[-empyre-] list growing



About 3 years ago, when I was thinking of starting this list, Jordan
Crandall told me that running a good list was like hosting a good dinner
party.  This was the best piece of advice I've ever been given as it
extrapolated on my experience as the author of the 3D multi-user virtual
spaces, in that you can a build a space and just leave it there for
something to happen randomly, or you can assist in developing it.  Setting
up the list for me involved providing an environment conducive to social
interaction, inviting initially 50 diverse people to join and introducing
them to each other, ensuring they feel comfortable and safe, enthusing them
with juicy theoretical, emotional aesthetic and critical topics.

So  -empyre- is a piece of considered virtual social engineering, designed
as a platform to present a range of works, texts and concepts in a friendly
research  environment. Guests range from people who do interesting and
challenging work which isn't always well know; well established and well
represented practitioners and writers, those who are just emerging, to those
who are brilliant but only recognised in their specific niche. -empyre-
seeks to be inclusive of those whose first language isn't English, and has a
policy of  incorporating guests and issues from outside the US-European
media Arts Axis.  -empyre- endeavours  to not  build hierarchies of any one
form of media over another, or the opinion of any one poster or group over
another by moving to a fresh topic monthly.  Within this structural
container a cohesive functional networked social life-form has been born,
attracting many new members randomly, and true to AI principles, -empyre-'s
whole is greater than the sum of its parts.

-empyre- is now facilitated with Christina McPhee and Michael Arnold Mages
(US), Jim Andrews (Canada) and Felix Sattler (Germany), all of whom input an
abundance of knowledge and skill to the growing list  organism, and I am
speaking personally ratherthan for the group in this as they all will have a
different take on it ..
However I believe we have a responsibility when creating a public space, and
inviting people into that space to see that etiquette, ethics, structure and
lack of hierarchy are maintained, and  I am interested in pursuing some
self-reflexivity on my own role as facilitator.

I did not want to use text, or the voice of the facilitator or list
administration as a way to steer or regulate discussion. For a while I
invented another persona from which to ask questions, pose provocations, put
forward contradictory or humorous positions, or say something very
politically incorrect which a facilitator could never get away with. But I
kept forgetting the personas password and eventually gave it up, opting to
just post from my own "melinda" address. I m not quiet comfortable with this
as I think having multiple roles and multiple functions doesn't always work.
I guess its the same dilemma faced by those in the class room of assuming a
role to draw a diversity of opinion  from a group.
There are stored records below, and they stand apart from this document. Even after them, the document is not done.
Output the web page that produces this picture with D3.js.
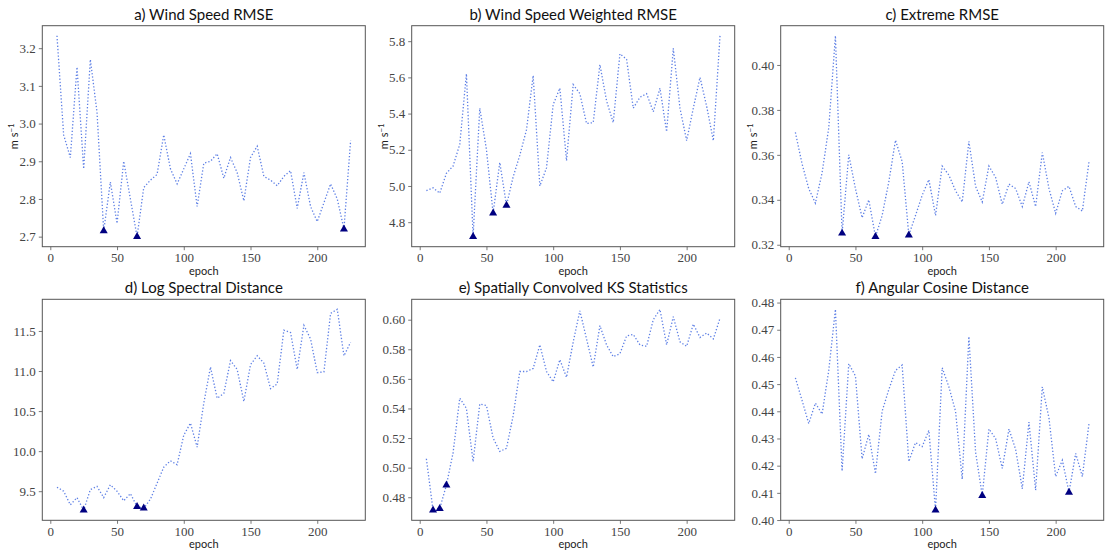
<!DOCTYPE html>
<html>
<head>
<meta charset="utf-8">
<script src="https://cdn.jsdelivr.net/npm/d3@7"></script>
<style>
  body { margin: 0; background: #fff; }
  svg { display: block; }
</style>
</head>
<body>
<svg id="chart"></svg>
<script>
// epochs shared by every panel
const epochs = [5, 10, 15, 20, 25, 30, 35, 40, 45, 50, 55, 60, 65, 70, 75, 80, 85, 90, 95, 100,
  105, 110, 115, 120, 125, 130, 135, 140, 145, 150, 155, 160, 165, 170, 175, 180, 185, 190, 195, 200,
  205, 210, 215, 220, 225]
const xTicks = [0, 50, 100, 150, 200]

const titles = ['a) Wind Speed RMSE', 'b) Wind Speed Weighted RMSE', 'c) Extreme RMSE',
  'd) Log Spectral Distance', 'e) Spatially Convolved KS Statistics', 'f) Angular Cosine Distance']

const windRmse = [3.233, 2.97, 2.91, 3.15, 2.88, 3.17, 3.03, 2.715, 2.845, 2.735, 2.90, 2.80, 2.70, 2.83, 2.85,
  2.865, 2.97, 2.88, 2.84, 2.88, 2.92, 2.78, 2.895, 2.90, 2.92, 2.855, 2.91, 2.87, 2.795, 2.91,
  2.94, 2.86, 2.85, 2.835, 2.86, 2.875, 2.775, 2.87, 2.78, 2.74, 2.79, 2.84, 2.80, 2.72, 2.955]
const weightedRmse = [4.974, 4.99, 4.96, 5.07, 5.11, 5.23, 5.62, 4.72, 5.43, 5.20, 4.85, 5.13, 4.893, 5.05, 5.17,
  5.31, 5.61, 5.00, 5.10, 5.45, 5.54, 5.14, 5.56, 5.51, 5.345, 5.35, 5.67, 5.47, 5.35, 5.73,
  5.70, 5.43, 5.49, 5.51, 5.41, 5.54, 5.30, 5.76, 5.43, 5.25, 5.43, 5.60, 5.44, 5.25, 5.83]
const extremeRmse = [0.370, 0.356, 0.345, 0.3385, 0.352, 0.372, 0.413, 0.3251, 0.360, 0.345, 0.332, 0.340, 0.3236, 0.333, 0.348,
  0.3665, 0.357, 0.3243, 0.333, 0.342, 0.349, 0.333, 0.355, 0.351, 0.344, 0.339, 0.366, 0.346, 0.339, 0.355,
  0.350, 0.338, 0.347, 0.345, 0.337, 0.348, 0.337, 0.361, 0.345, 0.334, 0.344, 0.346, 0.337, 0.335, 0.357]
const logSpectral = [9.55, 9.50, 9.33, 9.42, 9.262, 9.52, 9.56, 9.42, 9.58, 9.50, 9.38, 9.47, 9.308, 9.287, 9.40,
  9.60, 9.80, 9.88, 9.83, 10.20, 10.35, 10.05, 10.60, 11.05, 10.66, 10.72, 11.13, 11.02, 10.62, 11.08,
  11.19, 11.10, 10.78, 10.84, 11.51, 11.48, 11.02, 11.57, 11.40, 10.98, 10.99, 11.72, 11.77, 11.19, 11.36]
const ksStats = [0.506, 0.4712, 0.4723, 0.4882, 0.510, 0.547, 0.540, 0.504, 0.543, 0.542, 0.520, 0.511, 0.513, 0.535, 0.565,
  0.565, 0.567, 0.583, 0.565, 0.558, 0.573, 0.561, 0.585, 0.606, 0.587, 0.568, 0.596, 0.583, 0.575, 0.577,
  0.589, 0.590, 0.583, 0.582, 0.600, 0.607, 0.583, 0.602, 0.585, 0.582, 0.597, 0.588, 0.591, 0.587, 0.601]
const cosineDist = [0.4523, 0.444, 0.4355, 0.443, 0.439, 0.455, 0.4775, 0.418, 0.4575, 0.453, 0.4225, 0.4315, 0.417, 0.440, 0.448,
  0.455, 0.457, 0.4215, 0.4285, 0.427, 0.433, 0.4036, 0.456, 0.449, 0.440, 0.415, 0.4675, 0.425, 0.409, 0.4335,
  0.430, 0.419, 0.4335, 0.426, 0.4115, 0.436, 0.411, 0.449, 0.4375, 0.416, 0.422, 0.4102, 0.4245, 0.416, 0.4355]

// epochs flagged with a triangle in each panel
const bestEpochs = [[40, 65, 220], [40, 55, 65], [40, 65, 90], [25, 65, 70], [10, 15, 20], [110, 145, 210]]

const yTicks = [
  [2.7, 2.8, 2.9, 3.0, 3.1, 3.2],
  [4.8, 5.0, 5.2, 5.4, 5.6, 5.8],
  [0.32, 0.34, 0.36, 0.38, 0.40],
  [9.5, 10.0, 10.5, 11.0, 11.5],
  [0.48, 0.50, 0.52, 0.54, 0.56, 0.58, 0.60],
  [0.40, 0.41, 0.42, 0.43, 0.44, 0.45, 0.46, 0.47, 0.48]
]
const yFormats = ['.1f', '.1f', '.2f', '.1f', '.2f', '.2f']
const series = [windRmse, weightedRmse, extremeRmse, logSpectral, ksStats, cosineDist]

const WIDTH = 1105
const HEIGHT = 552
const COL_LEFT = [42.3, 411.7, 780.7]
const ROW_TOP = [25.7, 299.3]
const PW = 323
const PH = 221
const FRAME = '#555'
const TICK_FONT = '"Liberation Serif", serif'
const SANS = 'Lato, "Open Sans", sans-serif'

function padded(values) {
  const [lo, hi] = d3.extent(values)
  const m = (hi - lo) * 0.05
  return [lo - m, hi + m]
}

const svg = d3.select('#chart')
  .attr('width', WIDTH)
  .attr('height', HEIGHT)

function drawPanel(i) {
  const data = series[i]
  const left = COL_LEFT[i % 3]
  const top = ROW_TOP[Math.floor(i / 3)]
  const points = epochs.map((e, k) => ({epoch: e, value: data[k]}))

  const x = d3.scaleLinear().domain(padded(epochs)).range([0, PW])
  const y = d3.scaleLinear().domain(padded(data)).range([PH, 0])

  const g = svg.append('g')
    .attr('class', 'panel')
    .attr('transform', `translate(${left},${top})`)

  const xAxis = g.append('g')
    .attr('transform', `translate(0,${PH})`)
    .call(d3.axisBottom(x).tickValues(xTicks).tickSize(3.5).tickPadding(3).tickFormat(d3.format('d')))
  const yAxis = g.append('g')
    .call(d3.axisLeft(y).tickValues(yTicks[i]).tickSize(3.5).tickPadding(3).tickFormat(d3.format(yFormats[i])))

  for (const ax of [xAxis, yAxis]) {
    ax.select('.domain').remove()
    ax.selectAll('line').attr('stroke', FRAME).attr('stroke-width', 0.8)
    ax.selectAll('text')
      .attr('fill', '#444')
      .style('font-family', TICK_FONT)
      .style('font-size', '13px')
  }

  const line = d3.line()
    .x(d => x(d.epoch))
    .y(d => y(d.value))

  g.append('path')
    .datum(points)
    .attr('fill', 'none')
    .attr('stroke', '#4169e1')
    .attr('stroke-opacity', 0.85)
    .attr('stroke-width', 1.3)
    .attr('stroke-dasharray', '1.3,2')
    .attr('d', line)

  const best = points.filter(d => bestEpochs[i].includes(d.epoch))
  g.selectAll('.best')
    .data(best)
    .enter().append('path')
      .attr('class', 'best')
      .attr('transform', d => `translate(${x(d.epoch)},${y(d.value)})`)
      .attr('d', d3.symbol(d3.symbolTriangle, 28))
      .attr('fill', '#000080')

  g.append('rect')
    .attr('width', PW)
    .attr('height', PH)
    .attr('fill', 'none')
    .attr('stroke', FRAME)
    .attr('stroke-width', 1)

  g.append('text')
    .attr('x', PW / 2)
    .attr('y', -6)
    .attr('text-anchor', 'middle')
    .attr('fill', '#111')
    .style('font-family', SANS)
    .style('font-size', '15px')
    .text(titles[i])

  g.append('text')
    .attr('x', PW / 2)
    .attr('y', PH + 28)
    .attr('text-anchor', 'middle')
    .attr('fill', '#222')
    .style('font-family', SANS)
    .style('font-size', '11px')
    .text('epoch')

  if (i < 3) {
    const lab = g.append('text')
      .attr('transform', `translate(-24,${PH / 2}) rotate(-90)`)
      .attr('text-anchor', 'middle')
      .attr('fill', '#222')
      .style('font-family', SANS)
      .style('font-size', '11px')
    lab.append('tspan').text('m s')
    lab.append('tspan')
      .attr('dy', -4)
      .style('font-size', '8px')
      .text('\u22121')
  }
}

for (let i = 0; i < 6; i++) drawPanel(i)
</script>
</body>
</html>
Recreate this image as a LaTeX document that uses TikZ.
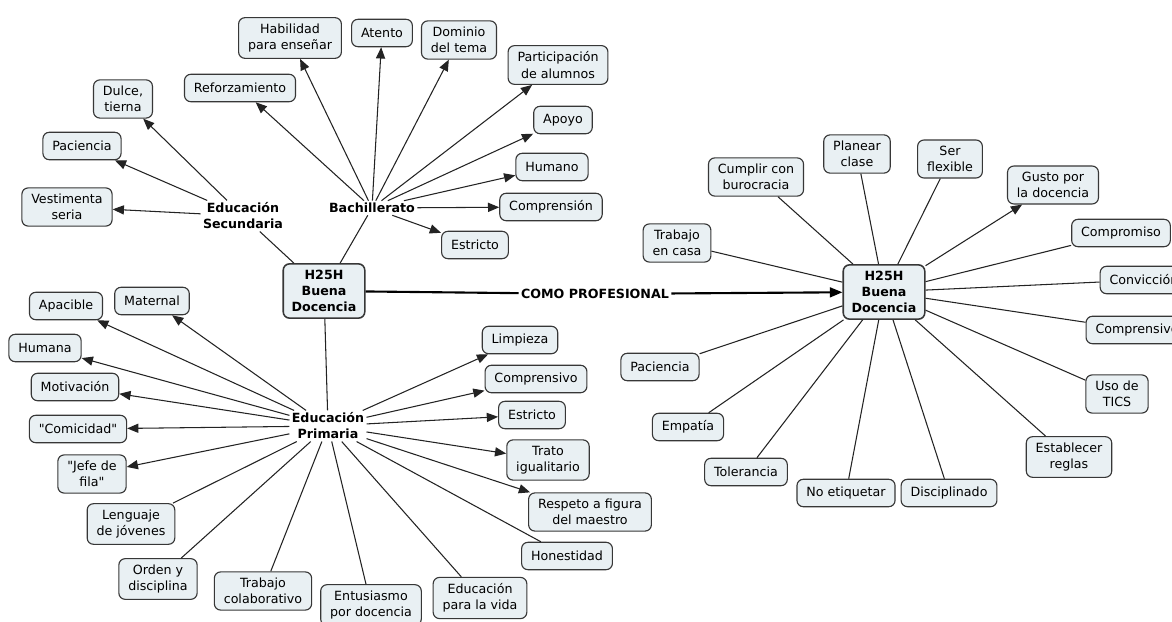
\documentclass[tikz,border=0pt]{standalone}
\usepackage{fontspec}
\setmainfont{DejaVu Sans}[Ligatures=TeXOff]
\usetikzlibrary{arrows.meta}
\definecolor{boxfill}{RGB}{233,240,243}
\definecolor{boxline}{RGB}{55,55,55}
\definecolor{linkcol}{RGB}{35,35,35}
\tikzset{
  concept/.style={draw=boxline, line width=0.8pt, fill=boxfill, rounded corners=4.5pt,
    align=center, inner xsep=6.7pt, inner ysep=4.3pt, minimum height=19.5pt,
    font=\fontsize{9}{11.6}\selectfont},
  hubbox/.style={concept, line width=1.1pt, font=\fontsize{9}{11.6}\selectfont\bfseries, inner xsep=6pt},
  tag/.style={align=center, inner sep=1.5pt, font=\fontsize{9}{11.4}\selectfont\bfseries},
  link/.style={draw=linkcol, line width=0.75pt},
  arrowlink/.style={link, -{Triangle[length=8pt,width=6.5pt]}},
  mainlink/.style={draw=black, line width=1.5pt},
}
\begin{document}
\begin{tikzpicture}[x=0.025cm, y=-0.025cm]
\useasboundingbox (0,0) rectangle (1172,622);
\clip (0,0) rectangle (1172,622);
\fill[white] (0,0) rectangle (1172,622);

% central concepts
\node[hubbox] (hub) at (324,291) {H25H\\Buena\\Docencia};
\node[hubbox] (hubR) at (884,292) {H25H\\Buena\\Docencia};

% linking phrases
\node[tag] (sec) at (243,216) {Educación\\Secundaria};
\node[tag] (bach) at (372,208) {Bachillerato};
\node[tag] (prim) at (328,426) {Educación\\Primaria};
\node[tag] (prof) at (595,294) {COMO PROFESIONAL};

% secundaria
\node[concept] (dulce) at (123,99) {Dulce,\\tierna};
\node[concept] (pacS) at (82,146) {Paciencia};
\node[concept] (vest) at (67,207) {Vestimenta\\seria};

% bachillerato
\node[concept] (refuerzo) at (240,88) {Reforzamiento};
\node[concept] (habil) at (290,38) {Habilidad\\para enseñar};
\node[concept] (atento) at (382,33) {Atento};
\node[concept] (dominio) at (459,40) {Dominio\\del tema};
\node[concept] (partic) at (558,65) {Participación\\de alumnos};
\node[concept] (apoyo) at (563,120) {Apoyo};
\node[concept] (humano) at (552,167) {Humano};
\node[concept] (comprension) at (551,207) {Comprensión};
\node[concept] (estrictoB) at (475,245) {Estricto};

% primaria
\node[concept] (maternal) at (152,301) {Maternal};
\node[concept] (apacible) at (66,306) {Apacible};
\node[concept] (humana) at (45,348) {Humana};
\node[concept] (motiv) at (75,387) {Motivación};
\node[concept] (comic) at (78,429) {"Comicidad"};
\node[concept] (jefe) at (92,474) {"Jefe de\\fila"};
\node[concept] (lenguaje) at (131,524) {Lenguaje\\de jóvenes};
\node[concept] (orden) at (158,579) {Orden y\\disciplina};
\node[concept] (trabCol) at (263,591) {Trabajo\\colaborativo};
\node[concept] (entus) at (371,605) {Entusiasmo\\por docencia};
\node[concept] (eduVida) at (480,598) {Educación\\para la vida};
\node[concept] (honest) at (567,556) {Honestidad};
\node[concept] (respeto) at (590,512) {Respeto a figura\\del maestro};
\node[concept] (trato) at (548,460) {Trato\\igualitario};
\node[concept] (estrictoP) at (532,415) {Estricto};
\node[concept] (comprP) at (536,379) {Comprensivo};
\node[concept] (limpieza) at (520,340) {Limpieza};

% como profesional
\node[concept] (cumplir) at (756,177) {Cumplir con\\burocracia};
\node[concept] (planear) at (857,154) {Planear\\clase};
\node[concept] (flexible) at (950,159) {Ser\\flexible};
\node[concept] (gusto) at (1053,185) {Gusto por\\la docencia};
\node[concept] (trabCasa) at (677,243) {Trabajo\\en casa};
\node[concept] (compromiso) at (1121,233) {Compromiso};
\node[concept] (conviccion) at (1144,280) {Convicción};
\node[concept] (comprR) at (1137,330) {Comprensivo};
\node[concept] (tics) at (1117,394) {Uso de\\TICS};
\node[concept] (reglas) at (1069,457) {Establecer\\reglas};
\node[concept] (discip) at (949,493) {Disciplinado};
\node[concept] (noEtiq) at (846,493) {No etiquetar};
\node[concept] (toler) at (746,472) {Tolerancia};
\node[concept] (empatia) at (688,427) {Empatía};
\node[concept] (pacR) at (660,367) {Paciencia};

% hub to linking phrases
\draw[link] (hub) -- (sec);
\draw[link] (hub) -- (bach);
\draw[link] (hub) -- (prim);
\draw[mainlink] (hub) -- (prof);
\draw[mainlink, -{Triangle[length=9pt,width=7pt]}] (prof) -- (hubR);

% secundaria links
\foreach \t in {dulce, pacS, vest}
  \draw[arrowlink] (sec) -- (\t);

% bachillerato links
\foreach \t in {refuerzo, habil, atento, dominio, partic, apoyo, humano, comprension, estrictoB}
  \draw[arrowlink] (bach) -- (\t);

% primaria links
\foreach \t in {maternal, apacible, humana, motiv, comic, jefe, limpieza, comprP, estrictoP, trato, respeto}
  \draw[arrowlink] (prim) -- (\t);
\foreach \t in {lenguaje, orden, trabCol, entus, eduVida, honest}
  \draw[link] (prim) -- (\t);

% professional profile links
\foreach \t in {cumplir, planear, flexible, trabCasa, compromiso, conviccion, comprR, tics, reglas, discip, noEtiq, toler, empatia, pacR}
  \draw[link] (hubR) -- (\t);
\draw[arrowlink] (hubR) -- (gusto);
\end{tikzpicture}
\end{document}
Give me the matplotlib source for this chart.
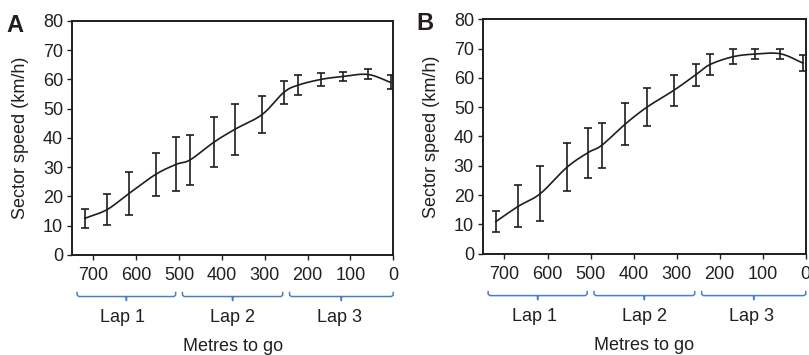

I find now that I am often posting something as facilitator where I put
forward a position that I personally would never hold, but its one that I
think needs to be included into the dialogue. It feels weird that im playing
devils advocate often, yet I continue to do it.
 Is it control or  laziness?
Should I stop imposing conflicting opinions onto the list and retreat again
behind the anonynimity of an assumed persona, rather than confuse the
facilitator role and my personal identity?  Perhaps I could abandon all
interaction and just find guests and read from the sidelines? I'm not sure.
This discussion may make it clearer to me.